By Emily Goldman
San Francisco, CA
(Editor’s note: On September 13, 2022, Emily Goldman, the Managing Attorney of the Youth Defender Unit of the San Francisco Public Defender’s Office, issued the following statement in response to interim San Francisco District Attorney Brooke Jenkins’s newly announced juvenile justice policies which opened the door to try youth as adults in San Francisco.)
Any movement towards putting children in adult prisons is a step backwards that ignores scientific research and recent criminal justice reforms, is a direct threat to community health and safety, and is harmful to our youth and families.
Youth accused of serious crimes often are the victims of trauma, violence, and abuse themselves, and are among those needing the most support and intervention. Recognizing these needs, in recent years, we have seen more resources being directed to the benefit of vulnerable and at-risk young people.
We have had youth, who could have been charged as adults, instead engage in restorative justice, and we have seen victims who have felt heard and who have told us that the process has helped them heal.
Youth who have had the opportunity to learn about the harms they have caused and received the services they need are much less likely to recidivate. These practices, and others, are in line with the overall directive of the juvenile court, which is rehabilitation.

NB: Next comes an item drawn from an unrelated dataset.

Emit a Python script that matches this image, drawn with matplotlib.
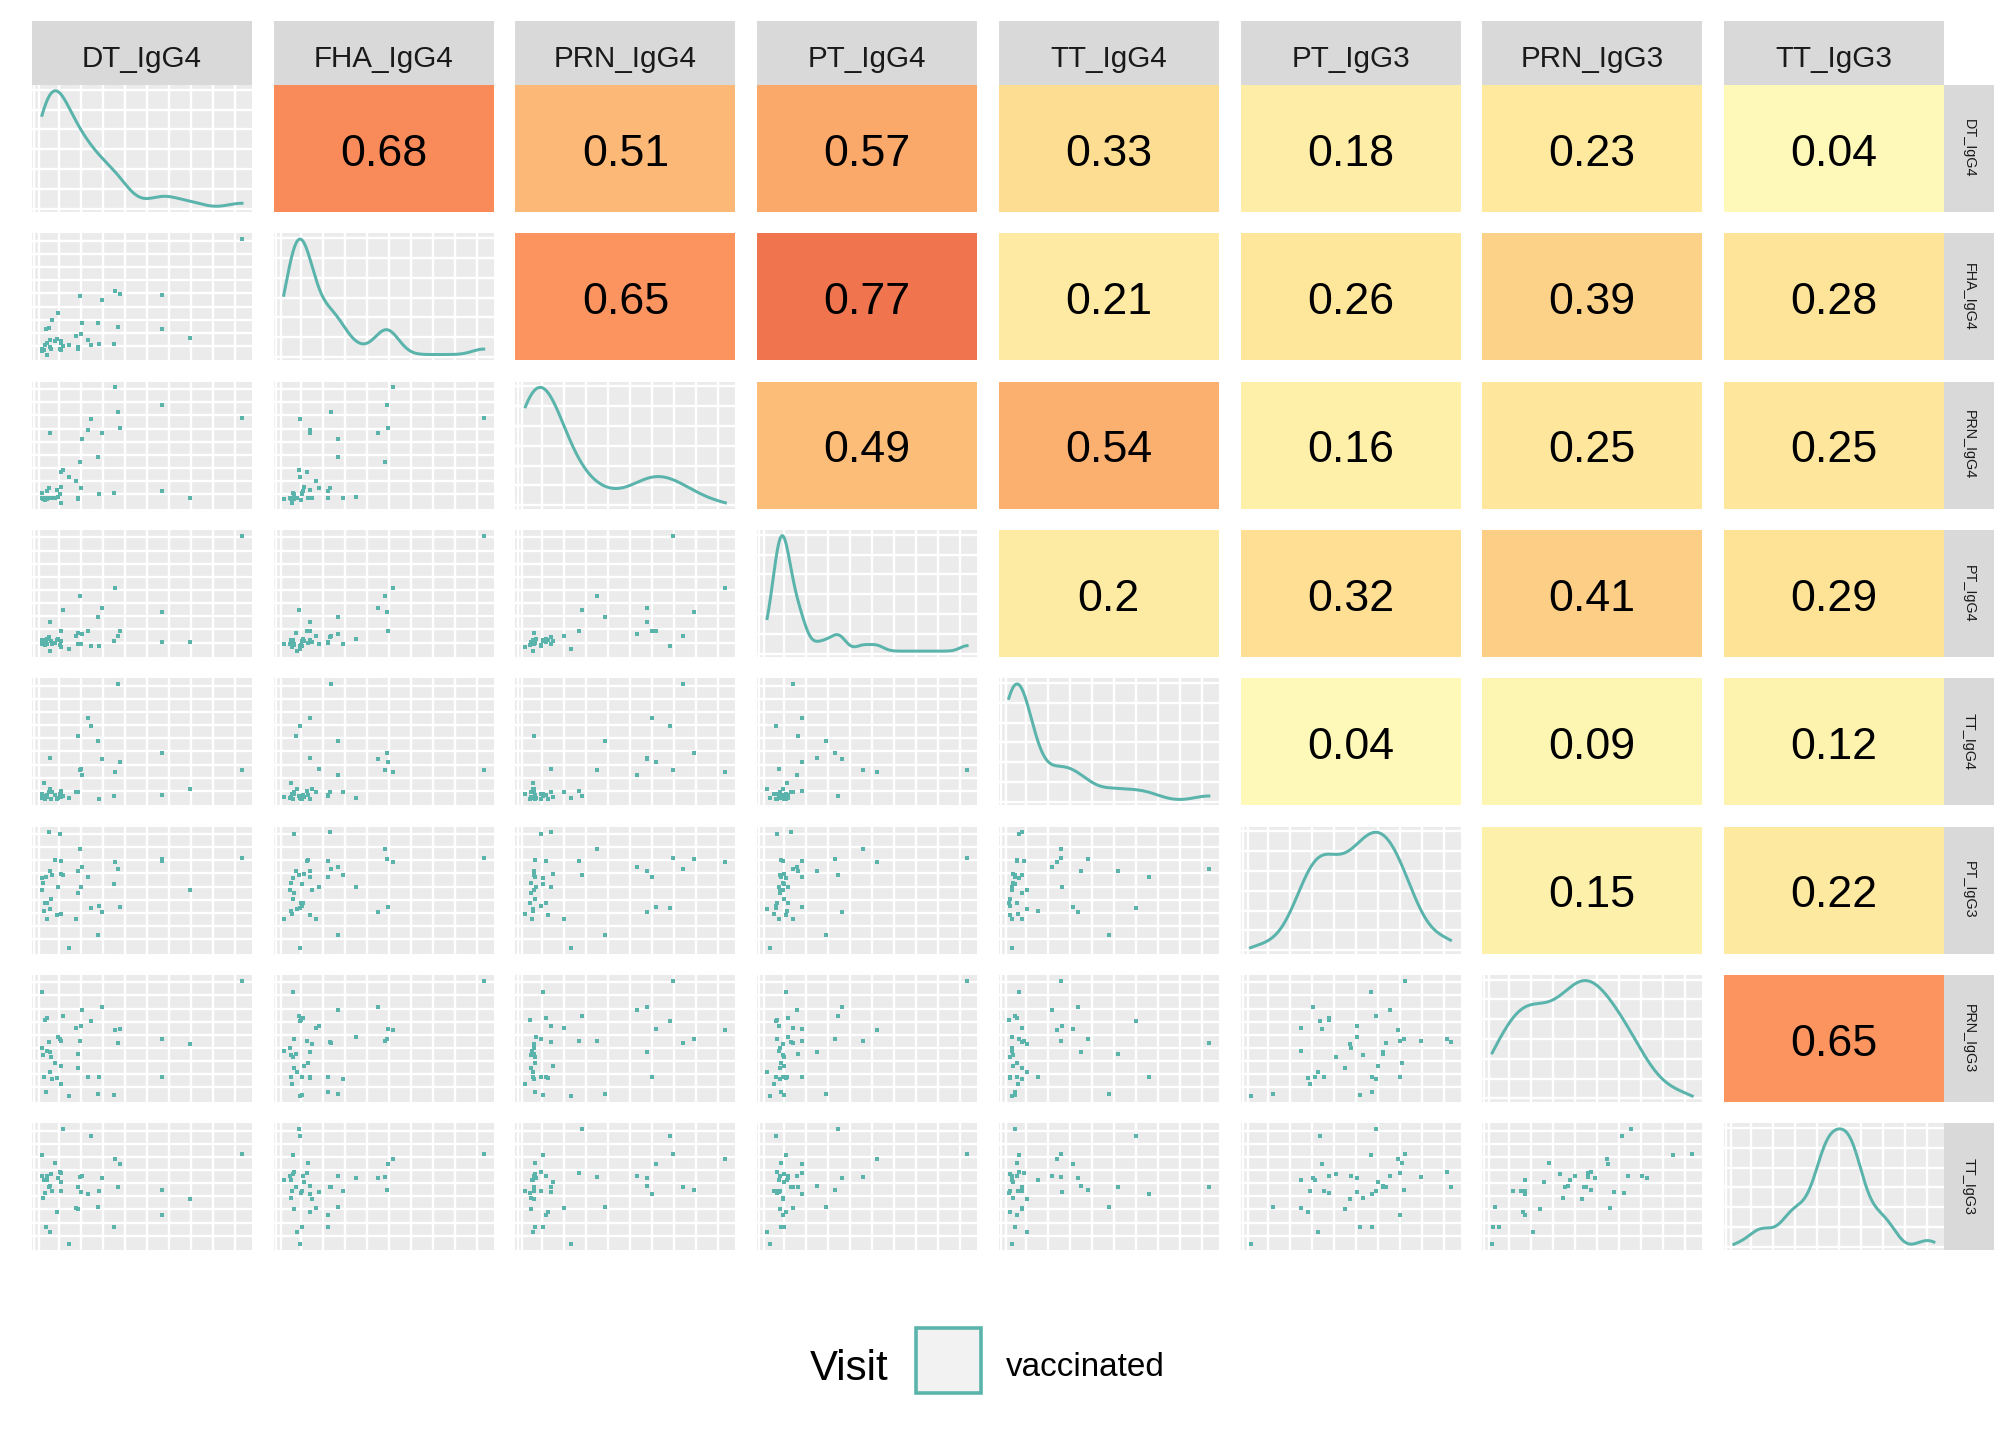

The alternative of sending youth to adult prisons increases the likelihood of the revolving door, damages and traumatizes children, and doesn’t advance the goal of community safety.
Trying youth as adults has been widely rejected as harmful and counterproductive because the research consistently shows that youth who are subjected to the adult system have worse outcomes in terms of mental health, physical health, and rehabilitation.
Children in adult prisons are 500% more likely to be sexually assaulted, 200% more likely to be beaten by staff, and 50% more likely to be attacked with a weapon than juveniles confined in a juvenile facility.
This change of policy announced today by District Attorney Jenkins harkens back to the disastrous era of the 1990’s which is thought of as ‘the dark ages’ by many, where youth were labeled as “super-predators” (which turned out to be a myth), where overcharging was routine, and for a significant time period, where children could be sentenced to life without parole.
While District Attorney Jenkins pays lip service to acknowledging that children deserve a second chance and need supportive services, her policy announced today ignores the data and the history which has shown the ineffective, counterproductive, and dangerous practice of trying youth as adults under any circumstances.